Sächselnde Schweiz 2: Ausblick

watercolor drawing of rocks

Ich merke beim Wandern schnell: Wichtiger als das Ziel und die Aussicht ist der Weg dahin. Bei dem Gedanken tadle ich mich ob seiner Schlichtheit, aber man merkt beim Laufen am eigenen Körper, dass es wahr ist. Aussichten sind doch uninteressant: Man kann nicht nah an die Dinge ran, und der kurze Rausch der Erhabenheit, des Überblicks, ebbt so schnell ab: Mehr als Stehen und Schauen geht eh nicht. Ich erinnere mich an »Das größere Wunder« von Glavinic; ich habe schon wieder komplett vergessen, ob der Protagonist die Spitze des Mount Everest am Ende erreicht hat; darum ging es ja gar nicht. An seinen Weg erinnere ich mich; an jede einzelne Seite.

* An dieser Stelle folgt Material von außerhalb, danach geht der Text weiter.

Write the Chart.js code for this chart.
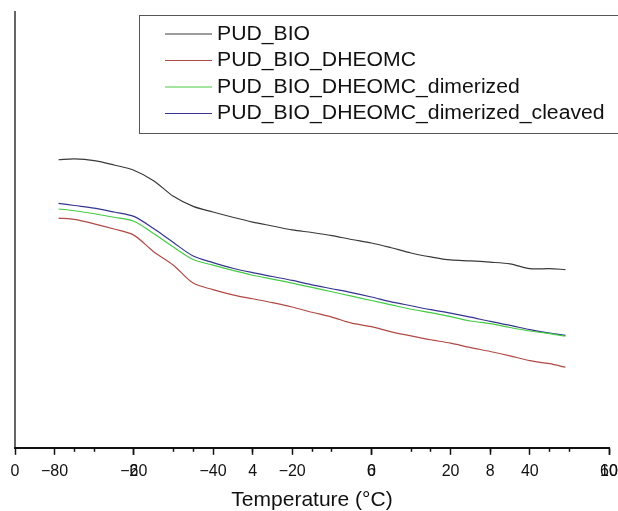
<!DOCTYPE html>
<html>
<head>
<meta charset="utf-8">
<script src="https://cdn.jsdelivr.net/npm/chart.js@4.4.1/dist/chart.umd.min.js"></script>
<style>
  html, body { margin: 0; padding: 0; background: #fff; }
  #wrap { width: 618px; height: 511px; }
</style>
</head>
<body>
<div id="wrap"><canvas id="dmaChart"></canvas></div>
<script>
// temperature (°C) of each reading
const temps = [-79, -75, -70, -65, -60, -55, -50, -45, -40, -35, -30, -25, -20, -15, -10, -5, 0, 5, 10, 15, 20, 25, 30, 35, 40, 45, 49];

// signal of each sample (arbitrary units, no y labels in the figure)
const pudBio = [66.1, 66.3, 65.9, 64.9, 63.7, 61.3, 57.7, 55.4, 54.1, 52.9, 51.8, 50.9, 50.0, 49.4, 48.7, 47.8, 47.0, 45.9, 44.7, 43.8, 43.1, 42.9, 42.6, 42.2, 41.1, 41.1, 40.9];
const pudBioDheomc = [52.7, 52.4, 51.4, 50.2, 48.8, 45.0, 41.9, 37.8, 36.3, 35.1, 34.2, 33.3, 32.3, 31.1, 30.0, 28.6, 27.8, 26.6, 25.7, 24.8, 24.0, 23.0, 22.1, 21.1, 20.0, 19.3, 18.5];
const pudBioDimerized = [54.8, 54.4, 53.7, 52.9, 52.0, 49.2, 46.1, 43.2, 41.9, 40.7, 39.6, 38.7, 37.8, 36.8, 35.8, 34.8, 33.8, 32.8, 31.8, 31.0, 30.1, 29.1, 28.5, 27.6, 26.8, 26.2, 25.6];
const pudBioCleaved = [56.1, 55.6, 55.0, 54.1, 53.1, 50.3, 47.1, 44.0, 42.5, 41.2, 40.2, 39.3, 38.4, 37.4, 36.5, 35.6, 34.6, 33.5, 32.6, 31.7, 30.9, 30.0, 29.0, 28.1, 27.1, 26.3, 25.8];

const seriesNames = ['PUD_BIO', 'PUD_BIO_DHEOMC', 'PUD_BIO_DHEOMC_dimerized', 'PUD_BIO_DHEOMC_dimerized_cleaved'];

// tick labels: temperature axis and the second (0-10) axis printed over it
const tempTicks = [-80, -60, -40, -20, 0, 20, 40, 60];
const tempMinorTicks = [-70, -50, -30, -10, 10, 30, 50];
const secTicks = [0, 2, 4, 6, 8, 10];
const secMinorTicks = [1, 3, 5, 7, 9];

const toPoints = vals => vals.map((v, i) => ({ x: temps[i], y: v }));
const setTicks = list => scale => { scale.ticks = list.map(v => ({ value: v })); };
// end labels may hang over the plot edges without shrinking it
const noSidePad = scale => { scale.paddingLeft = 0; scale.paddingRight = 0; };
const flat = scale => { scale.height = 0; noSidePad(scale); };
const fmtTemp = v => (v < 0 ? '\u2212' + Math.abs(v) : String(v));

const tickFont = { family: "'Liberation Sans', Arial, sans-serif", size: 16 };

// overlay axes take no room; give the labelled one its draw area back after layout
const overlayFix = {
    id: 'overlayFix',
    afterLayout(chart) {
        const s = chart.scales.x2;
        s.bottom = chart.height;
        s.height = chart.height - s.top;
    }
};

// legend box drawn inside the plot, top right
const boxLegend = {
    id: 'boxLegend',
    afterDraw(chart) {
        const ctx = chart.ctx;
        ctx.save();
        ctx.strokeStyle = '#555';
        ctx.lineWidth = 1;
        ctx.strokeRect(139.5, 15.5, 500, 118);
        ctx.font = "20px 'Liberation Sans', Arial, sans-serif";
        ctx.fillStyle = '#111';
        ctx.textBaseline = 'middle';
        chart.data.datasets.forEach((ds, i) => {
            const y = 34 + i * 26.5;
            ctx.strokeStyle = ds.borderColor;
            ctx.lineWidth = 1.2;
            ctx.beginPath();
            ctx.moveTo(165, y);
            ctx.lineTo(212, y);
            ctx.stroke();
            ctx.save();
            ctx.translate(217, y);
            ctx.scale(1.06, 1);
            ctx.fillText(ds.label, 0, 0);
            ctx.restore();
        });
        ctx.restore();
    }
};

const colors = ['#3a3a3a', '#b04a45', '#45cc45', '#35358f'];
const values = [pudBio, pudBioDheomc, pudBioDimerized, pudBioCleaved];

const ctx = document.getElementById('dmaChart').getContext('2d');
new Chart(ctx, {
    type: 'line',
    data: {
        datasets: seriesNames.map((name, i) => ({
            label: name,
            data: toPoints(values[i]),
            xAxisID: 'x',
            yAxisID: 'y',
            borderColor: colors[i],
            borderWidth: 1.2,
            pointRadius: 0,
            tension: 0.3,
            fill: false
        }))
    },
    options: {
        responsive: true,
        maintainAspectRatio: false,
        animation: false,
        layout: { padding: { left: 15, right: 9, top: 12, bottom: 0 } },
        plugins: {
            legend: { display: false },
            tooltip: { enabled: false }
        },
        scales: {
            y: {
                type: 'linear',
                min: 0,
                max: 100,
                ticks: { display: false },
                grid: { display: false, drawTicks: false },
                border: { display: true, color: '#666', width: 2 }
            },
            // minor ticks of the second axis
            x2m: {
                type: 'linear', position: 'bottom', weight: -4,
                min: 0, max: 10,
                afterBuildTicks: setTicks(secMinorTicks),
                afterFit: flat,
                ticks: { display: false },
                grid: { drawOnChartArea: false, tickLength: 4, tickColor: '#111', tickWidth: 1.5 },
                border: { display: false }
            },
            // minor ticks of the temperature axis
            xm: {
                type: 'linear', position: 'bottom', weight: -3,
                min: -90, max: 60,
                afterBuildTicks: setTicks(tempMinorTicks),
                afterFit: flat,
                ticks: { display: false },
                grid: { drawOnChartArea: false, tickLength: 4, tickColor: '#111', tickWidth: 1.5 },
                border: { display: false }
            },
            // second axis, 0 to 10, printed over the temperature axis
            x2: {
                type: 'linear', position: 'bottom', weight: -2,
                min: 0, max: 10,
                afterBuildTicks: setTicks(secTicks),
                afterFit: flat,
                ticks: { autoSkip: false, maxRotation: 0, padding: 7, color: '#111', font: tickFont },
                grid: { drawOnChartArea: false, tickLength: 7, tickColor: '#111', tickWidth: 1.5 },
                border: { display: false }
            },
            x: {
                type: 'linear', position: 'bottom',
                min: -90, max: 60,
                afterBuildTicks: setTicks(tempTicks),
                afterFit: noSidePad,
                ticks: { autoSkip: false, maxRotation: 0, padding: 7, color: '#111', font: tickFont,
                         callback: v => fmtTemp(v) },
                grid: { drawOnChartArea: false, tickLength: 7, tickColor: '#111', tickWidth: 1.5 },
                border: { display: true, color: '#111', width: 2 },
                title: {
                    display: true,
                    text: 'Temperature (°C)',
                    color: '#111',
                    font: { family: "'Liberation Sans', Arial, sans-serif", size: 21, lineHeight: 1 },
                    padding: { top: 2, bottom: 0 }
                }
            }
        }
    },
    plugins: [overlayFix, boxLegend]
});
</script>
</body>
</html>
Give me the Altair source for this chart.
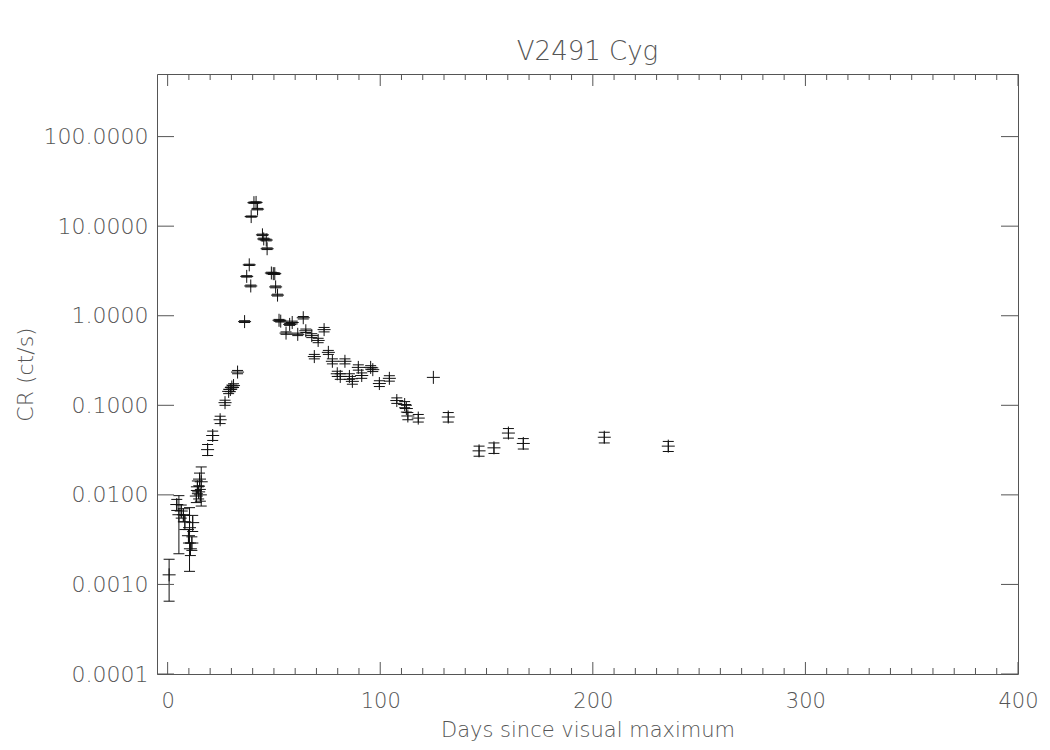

Wandern ist etwas für Macher. Eine Ertüchtigung für Kreative. Es ist produktiv und erschöpfend. Vermutlich deshalb haben viele meiner Freunde in den letzten Jahren damit begonnen, zur Erholung in die Berge anstatt ans Meer zu fahren. Und deshalb war mein Opa auch so gerne in den Bergen. Ihn habe ich als unruhigen Geist in Erinnerung; er hat die Dinge immer bearbeitet, vielleicht auch eine Ingenieurs-Krankheit; er hat immer nach Optimierung gesucht. Zur Entspannung hat er gemalt; oft die Berge, oder die Horizonte, weil die sich kaum bewegten. Ich erinnere mich an eine Situation, in der er uns ein Foto von einem Ausblick zeigt: Um die fehlenden Wolken für den perfekten Horizont herbeizuzaubern, hatte er beim Auslösen seine fleischige Hand in die obere linke Ecke des Motivs gehalten. Auf dem Foto sah man sie als verschobenes, rosiges Etwas. Es war sein Versuch, die Natur zu bezwingen. Sein Optimierungsversuch.